Graham Renshaw’s article on the extinct Réunion starling, in the 1922 volume, tells the story of a species that, like the white rhino, had been abundant in the not too distant past. The starling, native to the island of Réunion in the Indian Ocean, also apparently shared a similar trait with the white rhino, being described as “so stupid that it could easily be knocked down with a stick.”
Renshaw’s article opens with a statement about the uniqueness of island species, and the frequency with which these species go extinct.
This issue – of the extirpation of island endemics – remains the focus of much conservation work. In the case of the Réunion starling the cause of their extinction was, as Renshaw put it, “an ornithological mystery,” although he suspected that competition with an introduced species (myna birds) or overharvesting may have played a role.
Apportioning blame to the myna sounds plausible: this species is one of only three bird species to have made it onto the list of the 100 most invasive species, as drawn up by the Global Invasive Species Database.
In other instances, the reasons for the decline in island endemics are known before they go extinct, providing conservationists with the opportunity to intervene before it is too late.

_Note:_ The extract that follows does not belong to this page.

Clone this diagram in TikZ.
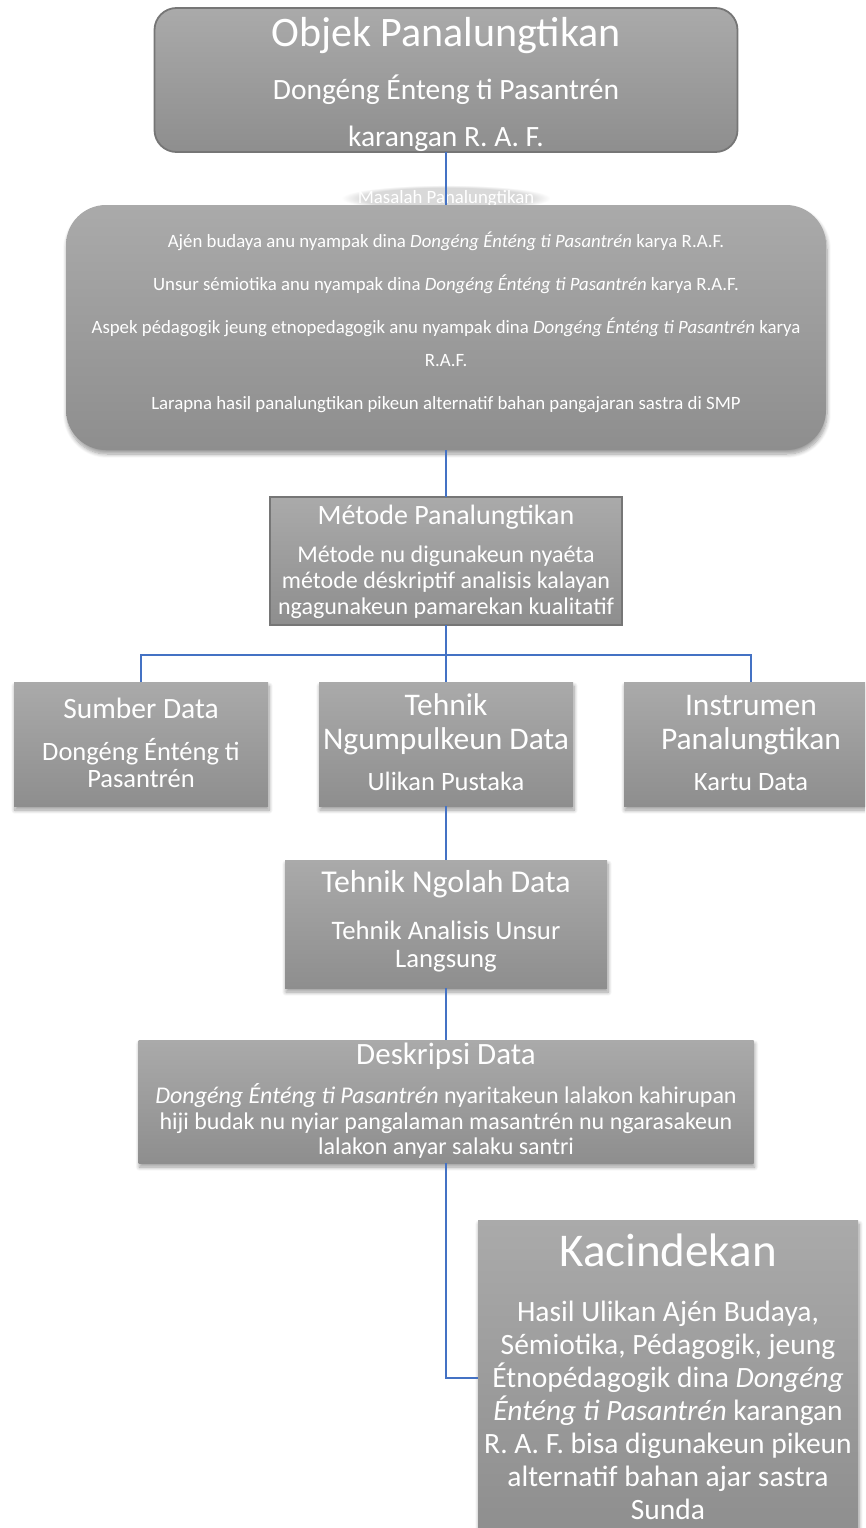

Oryx (as FFI’s journal is known today) is one channel used by researchers to publicise their findings regarding species endemic to islands, often in the hope of supporting the work of practitioners to protect such species. Thus in 1991, a paper in Oryx raised the alarm about West Indian racers in the Western Antilles.
One of these snakes, the Critically Endangered Antiguan racer, became the focus of an FFI conservation project. Thanks to the eradication of invasive rats and mongooses from the islands on which it occurs, the racer has avoided the fate of the Réunion starling, and today numbers nearly 900.